Geschrieben im Oktober 2017

Da ist es – ein Reh. Das erste im Leben dieses kleinen Fellbündels, gleich in den ersten Ferien im Piemont. Völlig erschrocken bleibt Lotte erst kurz stehen – und rennt dann los. Mit diesem Zögermoment hat sie natürlich noch mehr verloren, keine Chance für den Hund, alle Chancen für die Rehe. Sie rennen über den Acker hinterm Haus und sind verschwunden. Man meint, sie lachen zu hören.
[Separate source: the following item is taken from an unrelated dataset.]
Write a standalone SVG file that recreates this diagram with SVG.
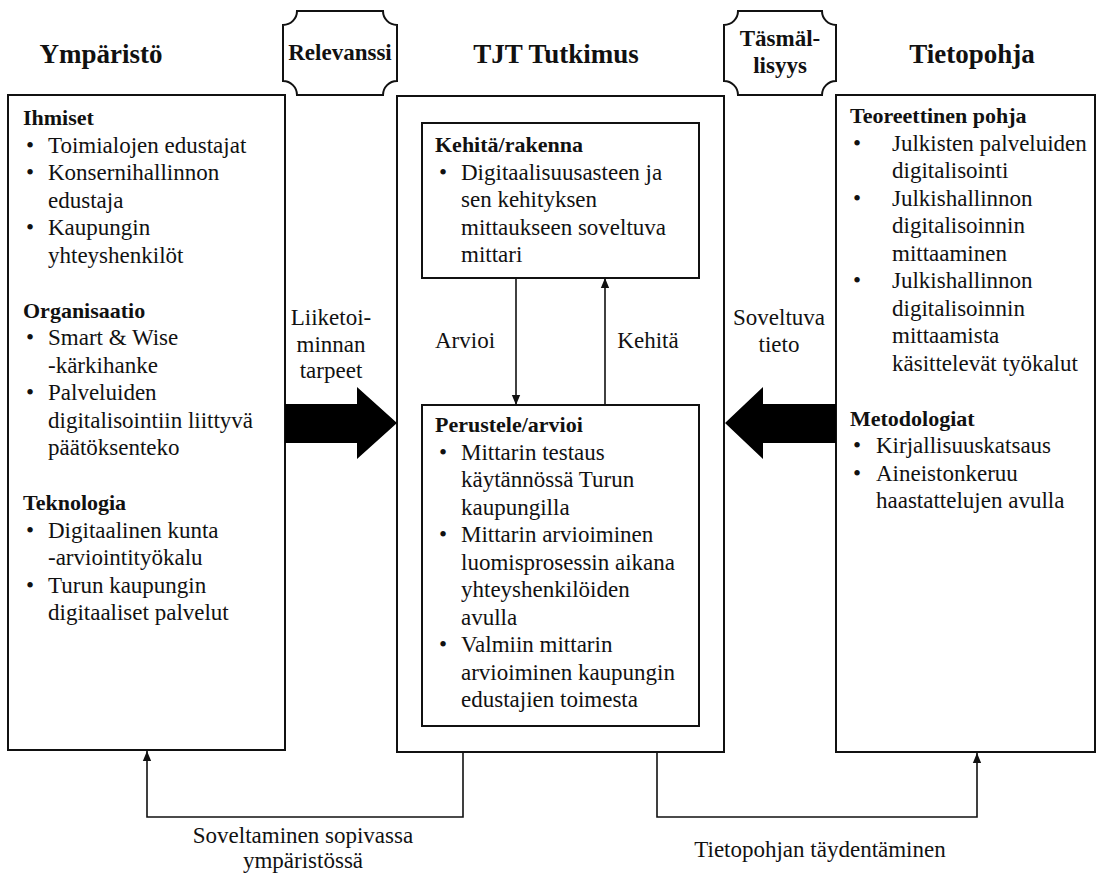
<svg xmlns="http://www.w3.org/2000/svg" width="1103" height="874" viewBox="0 0 1103 874">
  <defs>
    <marker id="tip" markerUnits="userSpaceOnUse" markerWidth="10" markerHeight="12" refX="12" refY="5" orient="auto" viewBox="0 0 12 10">
      <path d="M0,0 L12,5 L0,10 z" fill="#111"/>
    </marker>
    <style>
      text { font-family: "Liberation Serif", "Times New Roman", serif; fill: #111; font-size: 23px; }
      .title { font-size: 27px; font-weight: bold; text-anchor: middle; }
      .plaque-text { font-size: 23px; font-weight: bold; text-anchor: middle; }
      .head { font-weight: bold; font-size: 22px; }
      .mid { text-anchor: middle; }
      .box { fill: #fff; stroke: #111; stroke-width: 2; }
      .plaque { fill: #fff; stroke: #111; stroke-width: 2; }
      .line { fill: none; stroke: #111; stroke-width: 1.6; }
      .big { fill: #000; }
    </style>
  </defs>
  <rect width="1103" height="874" fill="#fff"/>

  <!-- column titles -->
  <g id="titles">
    <text class="title" x="101" y="63">Ympäristö</text>
    <text class="title" x="556" y="63">TJT Tutkimus</text>
    <text class="title" x="972" y="63">Tietopohja</text>
  </g>

  <!-- plaques between columns -->
  <g id="relevanssi">
    <path class="plaque" d="M297,11 L383,11 A14,14 0 0 0 397,25 L397,81 A14,14 0 0 0 383,95 L297,95 A14,14 0 0 0 283,81 L283,25 A14,14 0 0 0 297,11 Z"/>
    <text class="plaque-text" x="340" y="60">Relevanssi</text>
  </g>
  <g id="tasmallisyys">
    <path class="plaque" d="M738,11 L822,11 A14,14 0 0 0 836,25 L836,81 A14,14 0 0 0 822,95 L738,95 A14,14 0 0 0 724,81 L724,25 A14,14 0 0 0 738,11 Z"/>
    <text class="plaque-text" x="780" y="46">Täsmäl-</text>
    <text class="plaque-text" x="780" y="73">lisyys</text>
  </g>

  <!-- environment column -->
  <g id="ymparisto">
    <rect class="box" x="8" y="95" width="277" height="655"/>
    <text class="head" x="23" y="125">Ihmiset</text>
    <text x="26" y="152.5">•</text><text x="48" y="152.5">Toimialojen edustajat</text>
    <text x="26" y="180">•</text><text x="48" y="180">Konsernihallinnon</text>
    <text x="48" y="207.5">edustaja</text>
    <text x="26" y="235">•</text><text x="48" y="235">Kaupungin</text>
    <text x="48" y="262.5">yhteyshenkilöt</text>
    <text class="head" x="23" y="317.5">Organisaatio</text>
    <text x="26" y="345">•</text><text x="48" y="345">Smart &amp; Wise</text>
    <text x="48" y="372.5">-kärkihanke</text>
    <text x="26" y="400">•</text><text x="48" y="400">Palveluiden</text>
    <text x="48" y="427.5">digitalisointiin liittyvä</text>
    <text x="48" y="455">päätöksenteko</text>
    <text class="head" x="23" y="510">Teknologia</text>
    <text x="26" y="537.5">•</text><text x="48" y="537.5">Digitaalinen kunta</text>
    <text x="48" y="565">-arviointityökalu</text>
    <text x="26" y="592.5">•</text><text x="48" y="592.5">Turun kaupungin</text>
    <text x="48" y="620">digitaaliset palvelut</text>
  </g>

  <!-- research column -->
  <g id="tutkimus">
    <rect class="box" x="397" y="96" width="327" height="656"/>
  </g>
  <g id="kehita">
    <rect class="box" x="422" y="123" width="277" height="155"/>
    <text class="head" x="435" y="152">Kehitä/rakenna</text>
    <text x="439" y="179.5">•</text><text x="461" y="179.5">Digitaalisuusasteen ja</text>
    <text x="461" y="207">sen kehityksen</text>
    <text x="461" y="234.5">mittaukseen soveltuva</text>
    <text x="461" y="262">mittari</text>
  </g>
  <g id="perustele">
    <rect class="box" x="422" y="405" width="277" height="321"/>
    <text class="head" x="435" y="432">Perustele/arvioi</text>
    <text x="439" y="459.5">•</text><text x="461" y="459.5">Mittarin testaus</text>
    <text x="461" y="487">käytännössä Turun</text>
    <text x="461" y="514.5">kaupungilla</text>
    <text x="439" y="542">•</text><text x="461" y="542">Mittarin arvioiminen</text>
    <text x="461" y="569.5">luomisprosessin aikana</text>
    <text x="461" y="597">yhteyshenkilöiden</text>
    <text x="461" y="624.5">avulla</text>
    <text x="439" y="652">•</text><text x="461" y="652">Valmiin mittarin</text>
    <text x="461" y="679.5">arvioiminen kaupungin</text>
    <text x="461" y="707">edustajien toimesta</text>
  </g>

  <!-- knowledge base column -->
  <g id="tietopohja">
    <rect class="box" x="836" y="95" width="259" height="657"/>
    <text class="head" x="850" y="123">Teoreettinen pohja</text>
    <text x="853" y="150.5">•</text><text x="892" y="150.5">Julkisten palveluiden</text>
    <text x="892" y="178">digitalisointi</text>
    <text x="853" y="205.5">•</text><text x="892" y="205.5">Julkishallinnon</text>
    <text x="892" y="233">digitalisoinnin</text>
    <text x="892" y="260.5">mittaaminen</text>
    <text x="853" y="288">•</text><text x="892" y="288">Julkishallinnon</text>
    <text x="892" y="315.5">digitalisoinnin</text>
    <text x="892" y="343">mittaamista</text>
    <text x="892" y="370.5">käsittelevät työkalut</text>
    <text class="head" x="850" y="425.5">Metodologiat</text>
    <text x="853" y="453">•</text><text x="876" y="453">Kirjallisuuskatsaus</text>
    <text x="853" y="480.5">•</text><text x="876" y="480.5">Aineistonkeruu</text>
    <text x="876" y="508">haastattelujen avulla</text>
  </g>

  <!-- connectors -->
  <g id="connectors">
    <polygon class="big" points="285,404 357,404 357,387 397,423 357,459 357,443 285,443"/>
    <polygon class="big" points="836,404 763,404 763,387 725,423 763,459 763,443 836,443"/>
    <line class="line" x1="516" y1="278" x2="516" y2="405" marker-end="url(#tip)"/>
    <line class="line" x1="605" y1="405" x2="605" y2="278" marker-end="url(#tip)"/>
    <polyline class="line" points="463,752 463,817 147,817 147,751" marker-end="url(#tip)"/>
    <polyline class="line" points="657,752 657,817 977,817 977,753" marker-end="url(#tip)"/>
  </g>

  <!-- connector labels -->
  <g id="labels">
    <text class="mid" x="331" y="325">Liiketoi-</text>
    <text class="mid" x="331" y="352">minnan</text>
    <text class="mid" x="331" y="378">tarpeet</text>
    <text class="mid" x="779" y="325">Soveltuva</text>
    <text class="mid" x="779" y="352">tieto</text>
    <text class="mid" x="465" y="348">Arvioi</text>
    <text class="mid" x="648" y="348">Kehitä</text>
    <text class="mid" x="303" y="843">Soveltaminen sopivassa</text>
    <text class="mid" x="303" y="868">ympäristössä</text>
    <text class="mid" x="820" y="857">Tietopohjan täydentäminen</text>
  </g>
</svg>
Das nächste Mal treffen sie sich am Maulbeerbaum, den Lotte so liebt. Den anscheinend alle Tiere lieben, denke ich, als die Hündin plötzlich an der Leine zerrt und ich ein Rauschen, Knacken und Knistern höre. Und dann sehe, wie die Rehe fortstieben.

Das nächste Wildtier kommt erst in den nächsten Ferien. Die gehen in die Franche Comté. Der Vermieter unserer schönen Ferienwohnung berichtet ständig von seinem Hund, als käme der gleich um die Ecke gerannt. Dabei ist das Tier seit Jahren tot. Es ist, als würde der Zweibeiner mit dem Vierbeiner auch seiner eigenen Beweglichkeit hinterhertrauern, wenn er von dem Hund erzählt und dann sich ein wenig steif, fast humpelnd fortbewegt. Sein Hund jedenfalls sprang immer über die Mauer und war dann fort. Jagen. Die französischen Förster habe es nicht gestört, erzählt der Vermieter. Sie hätten ohnehin gefunden, dass Gemsen nicht in die Franche Comté gehören. Ich bin froh, dass die Förster so denken, auch wenn es mir nicht richtig dünkt. Aber der Gedanke, Lotte könnte Wild hinterher springen, stresst mich selbst schon so – da brauche ich nicht auch noch genervte Förster.

Die erste Gemse sieht Lotte nicht. Ich sehe das Tier am Waldrand stehen, als wir auf den Berggrat steigen. Lotte sieht nur – Wald, Wiese, Wolken, was-weiss-ich. Auf der nächsten Wanderung sieht sie die Gemsen auch. Und rennt hinterher. Sie hat wieder keine Chance. Das Gelände ist zu steil, die Gemsen zu schnell. Sie gibt bald auf. Auch auf der nächsten Wanderung – ja, es gibt viele Gemsen in der Franche Comté. Beim nächsten Mal sehen wir die Gemse eher als Lotte, rufen sie zurück – und das ist für sie das Signal, mal zu schauen, was los ist: Sie rennt hinter der Gemse her, aber gibt bei der nächsten Kurve auf. Mir scheint, die Kleine ist einfach noch zu langsam. Ich hoffe aber, unser Rufen hat auch eine Rolle gespielt. Klar ist: Die grossen Elterntiere werden ihr immer zu schnell sein. Nur die Kleinen, die im Frühling im Gras liegen, die sind wirklich gefährdet.